1. ***En ön sırada olun. Pek çok insan arkada oturmak için mücadele eder. Niçin?
Fazla dikkat çekmemek için. Çünkü kendilerine güvenleri yoktur. Önde oturmak güven getirir.
2. ***Göz teması kurmaya çalışın.
Gözünüzün içine bakmayan insan hakkında, şu sorular akla gelir:
· Ne saklamaya çalışıyor?
· Neden korkuyor?
· Bir şey mi söylemek istiyor?
Göz temasından kaçınırsanız kendiniz hakkında iyi bir şey söylemiş olmazsınız. “Korkuyorum, güvenim yok. ” dersiniz. Bu korkuyu diğer insanın gözünün içine bakmayı sağlayarak yenin.
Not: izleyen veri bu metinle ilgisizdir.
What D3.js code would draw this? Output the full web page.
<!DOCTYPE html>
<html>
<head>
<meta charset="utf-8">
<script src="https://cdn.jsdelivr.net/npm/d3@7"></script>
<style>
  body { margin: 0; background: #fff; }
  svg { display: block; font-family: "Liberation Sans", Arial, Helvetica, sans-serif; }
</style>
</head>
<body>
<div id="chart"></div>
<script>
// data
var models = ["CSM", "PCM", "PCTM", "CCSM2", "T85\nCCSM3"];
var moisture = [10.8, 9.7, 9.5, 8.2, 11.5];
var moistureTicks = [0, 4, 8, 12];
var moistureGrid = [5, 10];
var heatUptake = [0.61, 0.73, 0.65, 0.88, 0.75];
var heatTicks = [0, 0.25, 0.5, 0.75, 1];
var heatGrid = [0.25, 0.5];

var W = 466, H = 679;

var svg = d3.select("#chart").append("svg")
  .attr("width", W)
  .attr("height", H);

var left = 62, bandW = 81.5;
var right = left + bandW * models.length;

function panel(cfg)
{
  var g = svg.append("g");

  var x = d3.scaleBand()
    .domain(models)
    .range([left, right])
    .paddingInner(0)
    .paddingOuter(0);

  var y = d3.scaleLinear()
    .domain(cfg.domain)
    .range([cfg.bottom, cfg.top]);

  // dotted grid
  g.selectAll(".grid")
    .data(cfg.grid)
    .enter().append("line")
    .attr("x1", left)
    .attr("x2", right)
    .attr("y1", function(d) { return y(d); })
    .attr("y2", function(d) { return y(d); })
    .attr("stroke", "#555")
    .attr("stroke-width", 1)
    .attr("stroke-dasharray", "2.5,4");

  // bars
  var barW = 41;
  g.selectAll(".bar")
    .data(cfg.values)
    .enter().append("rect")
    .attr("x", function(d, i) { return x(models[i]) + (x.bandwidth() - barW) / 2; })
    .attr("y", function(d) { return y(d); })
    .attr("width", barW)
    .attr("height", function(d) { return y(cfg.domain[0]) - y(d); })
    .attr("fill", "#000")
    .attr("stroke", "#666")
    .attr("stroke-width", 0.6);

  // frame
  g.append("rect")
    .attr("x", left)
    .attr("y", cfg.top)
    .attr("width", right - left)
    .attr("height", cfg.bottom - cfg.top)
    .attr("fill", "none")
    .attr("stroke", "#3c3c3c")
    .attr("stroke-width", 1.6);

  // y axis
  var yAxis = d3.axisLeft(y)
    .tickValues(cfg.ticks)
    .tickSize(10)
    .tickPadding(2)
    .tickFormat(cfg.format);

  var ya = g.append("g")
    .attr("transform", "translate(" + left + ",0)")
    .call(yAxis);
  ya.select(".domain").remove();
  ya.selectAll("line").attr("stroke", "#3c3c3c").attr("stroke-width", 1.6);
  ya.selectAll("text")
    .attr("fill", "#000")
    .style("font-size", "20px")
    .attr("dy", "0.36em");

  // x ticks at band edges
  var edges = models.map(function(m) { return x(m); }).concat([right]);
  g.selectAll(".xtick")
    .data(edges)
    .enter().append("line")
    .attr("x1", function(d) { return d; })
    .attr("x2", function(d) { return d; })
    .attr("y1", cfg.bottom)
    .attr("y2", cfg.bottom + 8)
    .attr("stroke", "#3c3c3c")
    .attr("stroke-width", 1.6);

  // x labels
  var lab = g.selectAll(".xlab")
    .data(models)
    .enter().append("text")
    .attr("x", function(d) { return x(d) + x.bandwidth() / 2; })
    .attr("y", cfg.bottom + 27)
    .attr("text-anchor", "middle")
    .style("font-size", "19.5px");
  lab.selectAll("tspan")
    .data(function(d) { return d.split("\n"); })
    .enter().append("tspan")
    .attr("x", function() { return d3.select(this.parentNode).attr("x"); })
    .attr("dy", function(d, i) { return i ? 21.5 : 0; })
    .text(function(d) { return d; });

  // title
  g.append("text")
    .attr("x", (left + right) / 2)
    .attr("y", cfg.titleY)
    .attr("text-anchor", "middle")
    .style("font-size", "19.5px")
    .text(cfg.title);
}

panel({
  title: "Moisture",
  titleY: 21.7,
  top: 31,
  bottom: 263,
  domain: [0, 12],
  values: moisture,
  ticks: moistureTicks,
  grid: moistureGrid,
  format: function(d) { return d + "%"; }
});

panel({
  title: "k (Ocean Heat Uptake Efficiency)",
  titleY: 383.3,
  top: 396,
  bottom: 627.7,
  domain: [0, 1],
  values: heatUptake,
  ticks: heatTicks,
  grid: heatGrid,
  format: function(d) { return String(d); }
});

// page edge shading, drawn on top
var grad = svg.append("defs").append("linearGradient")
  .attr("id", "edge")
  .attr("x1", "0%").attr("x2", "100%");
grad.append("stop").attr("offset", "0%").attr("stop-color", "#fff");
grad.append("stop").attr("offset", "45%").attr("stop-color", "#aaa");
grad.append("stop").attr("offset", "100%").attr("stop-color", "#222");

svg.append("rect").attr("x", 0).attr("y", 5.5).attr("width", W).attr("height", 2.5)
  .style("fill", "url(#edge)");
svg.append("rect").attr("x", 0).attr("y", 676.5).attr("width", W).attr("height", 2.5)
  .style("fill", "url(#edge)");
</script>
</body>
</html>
Böylece ona “ Dürüstüm ve açığım. / Sana söylemekte olduğum şeye inanıyorum. / Korkmuyorum. / Kendime güveniyorum. ” dersiniz.
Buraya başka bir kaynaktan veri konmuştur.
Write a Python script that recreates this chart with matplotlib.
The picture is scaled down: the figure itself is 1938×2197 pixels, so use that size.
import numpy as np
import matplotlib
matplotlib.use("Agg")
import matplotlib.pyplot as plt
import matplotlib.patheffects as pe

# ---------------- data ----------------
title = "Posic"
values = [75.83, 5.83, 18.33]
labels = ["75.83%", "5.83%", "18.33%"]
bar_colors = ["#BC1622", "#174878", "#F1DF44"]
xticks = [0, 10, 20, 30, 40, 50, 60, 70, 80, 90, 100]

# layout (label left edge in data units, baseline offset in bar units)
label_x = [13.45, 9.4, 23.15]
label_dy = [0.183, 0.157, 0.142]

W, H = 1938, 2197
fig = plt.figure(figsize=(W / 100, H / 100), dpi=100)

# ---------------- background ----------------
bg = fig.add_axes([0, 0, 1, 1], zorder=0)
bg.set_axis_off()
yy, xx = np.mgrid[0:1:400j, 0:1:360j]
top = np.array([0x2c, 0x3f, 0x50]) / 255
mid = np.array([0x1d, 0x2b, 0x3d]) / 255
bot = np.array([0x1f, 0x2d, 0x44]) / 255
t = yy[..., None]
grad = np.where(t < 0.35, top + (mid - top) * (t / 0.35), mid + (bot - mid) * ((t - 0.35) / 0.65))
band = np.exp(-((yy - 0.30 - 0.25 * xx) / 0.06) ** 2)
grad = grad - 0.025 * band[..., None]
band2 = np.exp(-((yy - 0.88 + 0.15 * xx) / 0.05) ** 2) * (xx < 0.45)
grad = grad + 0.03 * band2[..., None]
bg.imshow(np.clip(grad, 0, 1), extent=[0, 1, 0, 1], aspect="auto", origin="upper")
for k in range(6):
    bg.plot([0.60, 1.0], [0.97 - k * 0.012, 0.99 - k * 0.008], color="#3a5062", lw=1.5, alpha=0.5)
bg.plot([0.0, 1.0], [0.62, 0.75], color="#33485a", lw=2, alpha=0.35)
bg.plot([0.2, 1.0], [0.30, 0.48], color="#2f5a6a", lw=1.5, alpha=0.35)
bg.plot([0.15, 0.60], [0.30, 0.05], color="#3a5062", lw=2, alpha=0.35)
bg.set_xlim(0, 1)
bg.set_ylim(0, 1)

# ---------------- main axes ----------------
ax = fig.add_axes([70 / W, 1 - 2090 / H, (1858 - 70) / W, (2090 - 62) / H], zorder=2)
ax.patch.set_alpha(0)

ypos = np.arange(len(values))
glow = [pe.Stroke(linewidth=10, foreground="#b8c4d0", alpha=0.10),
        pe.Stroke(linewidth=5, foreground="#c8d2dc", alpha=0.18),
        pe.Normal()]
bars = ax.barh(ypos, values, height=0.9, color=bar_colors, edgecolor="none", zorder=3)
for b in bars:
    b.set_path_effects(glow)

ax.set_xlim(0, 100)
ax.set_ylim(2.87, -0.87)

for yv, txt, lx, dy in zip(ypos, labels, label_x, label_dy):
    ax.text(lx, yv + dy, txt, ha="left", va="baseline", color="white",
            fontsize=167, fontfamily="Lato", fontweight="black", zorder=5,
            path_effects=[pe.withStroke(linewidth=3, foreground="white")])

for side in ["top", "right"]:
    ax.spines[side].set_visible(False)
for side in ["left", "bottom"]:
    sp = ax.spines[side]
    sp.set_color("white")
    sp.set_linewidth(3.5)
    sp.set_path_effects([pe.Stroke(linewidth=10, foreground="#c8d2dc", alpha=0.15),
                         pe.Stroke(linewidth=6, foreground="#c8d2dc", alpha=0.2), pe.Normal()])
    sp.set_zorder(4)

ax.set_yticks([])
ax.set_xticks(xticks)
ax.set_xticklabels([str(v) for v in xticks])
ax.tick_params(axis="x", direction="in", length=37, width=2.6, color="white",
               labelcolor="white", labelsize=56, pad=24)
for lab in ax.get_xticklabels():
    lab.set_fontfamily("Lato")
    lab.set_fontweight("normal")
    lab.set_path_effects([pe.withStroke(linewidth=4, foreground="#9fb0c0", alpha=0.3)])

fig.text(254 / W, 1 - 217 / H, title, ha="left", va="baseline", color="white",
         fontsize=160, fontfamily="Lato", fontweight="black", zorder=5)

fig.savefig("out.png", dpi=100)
3. ***Yüzde 25 daha hızlı yürüyün.
Darbe yemiş, yoksulluk içindeki insan, ayaklarını sürükleyerek ve tökezleyerek yürür. Kendine güveni sıfırdır. Yürüyüş biçiminiz ufaktan bir yarış olsun, size güven verecektir.
4. ***Düşüncelerinizi çekinmeden söylemeyi deneyin.
Toplantılarda gönüllü olarak bir şey söyleyin. Yorum yapın. Öneri getirin. Soru sorun. Konuşan son insan olmayın.
5. ***Kocaman gülümseyin.
Şu küçük testi yapın. Kendinizi yenilmiş gibi hissetmeyi ve aynı zamanda büyükçe gülümsemeyi deneyin. Koca bir gülüş size güven duygusu verir. Korkuyu yener. Endişeyi kovar. Karamsarlığı alaşağı eder. Gerçek bir gülüş değerlerinin muhalefetini eritir, hem de o anda size kızmayı karşıdaki sürdüremez.
Çok duymuşumdur. “Evet, ama bir şeyden korktuğumda veya bir şeye kızdığımda, kendimi gülümseyebilecek gibi hissetmiyorum.” Elbette hissetmeyeceksin. Kimse hissetmez. İşin püf noktası kendimize “Gülümseyeceğim” diye emrivaki yapmaktır. Ve gülümseyin. Gülümsemenin gücünden yararlanın.